__GIVEN REQUEST__.
Would you write out the listing verbatim and skip every picture in it?

__DATASET EXCERPT__.
>>
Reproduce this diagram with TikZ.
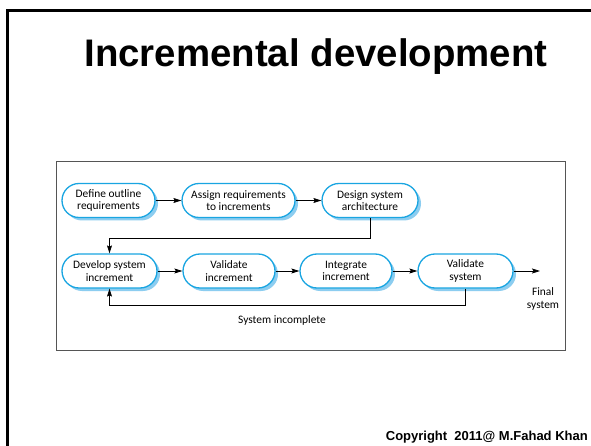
\documentclass[tikz,border=0pt]{standalone}
\usepackage{fontspec}
\setmainfont{Liberation Sans}
\newfontfamily\boxfont{Carlito}
\usetikzlibrary{arrows.meta,shadows}
\definecolor{boxblue}{RGB}{25,165,225}
\definecolor{shadowblue}{RGB}{140,205,240}
\definecolor{framegray}{RGB}{85,85,85}
\tikzset{
  act/.style={draw=boxblue, line width=1.3pt, fill=white, rounded corners=17pt,
    minimum height=34pt, inner sep=0pt, align=center,
    font=\boxfont\fontsize{11.4}{12.5}\selectfont,
    general shadow={fill=shadowblue, shadow xshift=3pt, shadow yshift=-3pt}},
  flow/.style={line width=0.8pt, -{Stealth[length=8pt,width=5pt,inset=1.5pt]}},
  lbl/.style={font=\boxfont\fontsize{11.4}{12.5}\selectfont, align=center, inner sep=0pt}
}
\begin{document}
\begin{tikzpicture}[x=1pt,y=-1pt]
\useasboundingbox (0,0) rectangle (591,446);
\fill[white] (0,0) rectangle (591,446);
% slide border
\draw[line width=2.6pt, line cap=rect] (7.5,446) -- (7.5,10.5) -- (591,10.5);
% title
\node[font=\bfseries\fontsize{38.4}{40}\selectfont, inner sep=0pt] (title) at (316,57) {Incremental development};
% frame
\draw[framegray, line width=1pt] (56,162) rectangle (565,350);
% nodes
\node[act, minimum width=93pt] (n1) at (108.5,200.5) {Define outline\\requirements};
\node[act, minimum width=113pt] (n2) at (238.5,200.5) {Assign requirements\\to increments};
\node[act, minimum width=96pt] (n3) at (370,200.5) {Design system\\architecture};
\node[act, minimum width=95pt] (n4) at (109.5,271) {Develop system\\increment};
\node[act, minimum width=92pt] (n5) at (229,271) {Validate\\increment};
\node[act, minimum width=92pt] (n6) at (346,271) {Integrate\\increment};
\node[act, minimum width=95pt] (n7) at (465.5,271) {Validate\\system};
\coordinate (fin) at (540,271);
\node[lbl] (final) at (543,299) {Final\\system};
\node[lbl] (inc) at (282,320) {System incomplete};
% connectors
\draw[flow] (n1) -- (n2);
\draw[flow] (n2) -- (n3);
\draw[flow] (n3.south) -- (370,238) -| (n4.north);
\draw[flow] (n4) -- (n5);
\draw[flow] (n5) -- (n6);
\draw[flow] (n6) -- (n7);
\draw[flow] (n7) -- (fin);
\draw[flow] (n7.south) -- (465.5,305) -| (n4.south);
% copyright
\node[font=\bfseries\fontsize{13}{15}\selectfont, anchor=base east, inner sep=0pt] (copy) at (588,440) {Copyright\ \ 2011@ M.Fahad Khan};
\end{tikzpicture}
\end{document}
<<
__CORRECT RESULT__.
Reproduce this diagram with TikZ.
\documentclass[tikz,border=0pt]{standalone}
\usepackage{fontspec}
\setmainfont{Liberation Sans}
\newfontfamily\boxfont{Carlito}
\usetikzlibrary{arrows.meta,shadows}
\definecolor{boxblue}{RGB}{25,165,225}
\definecolor{shadowblue}{RGB}{140,205,240}
\definecolor{framegray}{RGB}{85,85,85}
\tikzset{
  act/.style={draw=boxblue, line width=1.3pt, fill=white, rounded corners=17pt,
    minimum height=34pt, inner sep=0pt, align=center,
    font=\boxfont\fontsize{11.4}{12.5}\selectfont,
    general shadow={fill=shadowblue, shadow xshift=3pt, shadow yshift=-3pt}},
  flow/.style={line width=0.8pt, -{Stealth[length=8pt,width=5pt,inset=1.5pt]}},
  lbl/.style={font=\boxfont\fontsize{11.4}{12.5}\selectfont, align=center, inner sep=0pt}
}
\begin{document}
\begin{tikzpicture}[x=1pt,y=-1pt]
\useasboundingbox (0,0) rectangle (591,446);
\fill[white] (0,0) rectangle (591,446);
% slide border
\draw[line width=2.6pt, line cap=rect] (7.5,446) -- (7.5,10.5) -- (591,10.5);
% title
\node[font=\bfseries\fontsize{38.4}{40}\selectfont, inner sep=0pt] (title) at (316,57) {Incremental development};
% frame
\draw[framegray, line width=1pt] (56,162) rectangle (565,350);
% nodes
\node[act, minimum width=93pt] (n1) at (108.5,200.5) {Define outline\\requirements};
\node[act, minimum width=113pt] (n2) at (238.5,200.5) {Assign requirements\\to increments};
\node[act, minimum width=96pt] (n3) at (370,200.5) {Design system\\architecture};
\node[act, minimum width=95pt] (n4) at (109.5,271) {Develop system\\increment};
\node[act, minimum width=92pt] (n5) at (229,271) {Validate\\increment};
\node[act, minimum width=92pt] (n6) at (346,271) {Integrate\\increment};
\node[act, minimum width=95pt] (n7) at (465.5,271) {Validate\\system};
\coordinate (fin) at (540,271);
\node[lbl] (final) at (543,299) {Final\\system};
\node[lbl] (inc) at (282,320) {System incomplete};
% connectors
\draw[flow] (n1) -- (n2);
\draw[flow] (n2) -- (n3);
\draw[flow] (n3.south) -- (370,238) -| (n4.north);
\draw[flow] (n4) -- (n5);
\draw[flow] (n5) -- (n6);
\draw[flow] (n6) -- (n7);
\draw[flow] (n7) -- (fin);
\draw[flow] (n7.south) -- (465.5,305) -| (n4.south);
% copyright
\node[font=\bfseries\fontsize{13}{15}\selectfont, anchor=base east, inner sep=0pt] (copy) at (588,440) {Copyright\ \ 2011@ M.Fahad Khan};
\end{tikzpicture}
\end{document}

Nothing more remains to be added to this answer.